NEW YORK (AP) — A tearful U.S. citizen who bribed a top United Nations official to get support for business ventures was sentenced to 20 months in prison Friday by a judge who said bribery schemes do "substantial damage" to the U.N.'s image.
Sheri Yan, 60, was sentenced by U.S. District Judge Vernon Broderick in Manhattan after pleading guilty to a bribery charge in January.
The judge said prison was necessary because of the seriousness of the crime.
"There is substantial damage done to the U.N. and the image of the U.N. itself," Broderick said. "Whenever members of institutions accept or are given bribes, it diminishes that institution."

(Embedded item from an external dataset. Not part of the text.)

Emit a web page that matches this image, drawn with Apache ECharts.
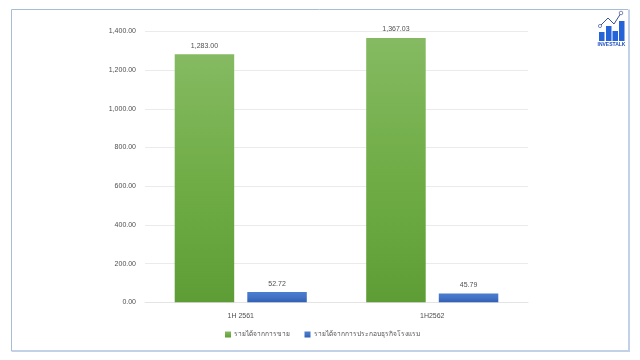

Yan admitted paying more than $800,000 in bribes to former U.N. General Assembly President John Ashe, who died several weeks ago in an accident at home. He was awaiting trial after pleading not guilty to a tax charge in the case.
Before the sentence was announced, Yan apologized, saying: "I will be forever punishing myself."
"I am very, very, very sorry," she said, a stack of tissues she had used to wipe away tears resting on the table before her.
Broderick rejected a request to keep Yan out of prison by defense attorney Christine Chung, who cited Yan's difficult childhood and "the shame and dishonor and the ripping down of her whole life" that resulted after her arrest last fall. Prosecutors sought a nearly six-year prison term.
Chung described Ashe as a predator, seeking money at every turn.
"He had his hand out constantly," she said.
Chung said Yan, born in the Anhui province in China, was forcibly separated from her brother and their parents for six years in 1966 by the Cultural Revolution when her father, a painter and poet, and mother, an editor and news broadcaster, were forced into labor or "re-education."
She came to the United States in 1987 with $400 sewn into her clothes and worked as a nanny and home attendant in Washington D.C., where she met her husband, the lawyer said. She became a naturalized U.S. citizen in 2001.
Chung said she was working as a consultant when she met Ashe in early 2012 in Hong Kong, where Ashe offered to make her an adviser when he became president of the General Assembly. By spring 2012, Yan was passing along bribes to Ashe.
Prosecutors say funds for the bribes came largely from Ng Lap Seng, the Chinese head of a major real estate development company in Macau. Yan's plea agreement said she gave bribes to Ashe to persuade officials in Antigua to enter into business contracts with foreign companies. At the time, Ashe was an ambassador from Antigua and Barbuda.
Ng, a billionaire, has pleaded not guilty to charges and is awaiting a January trial.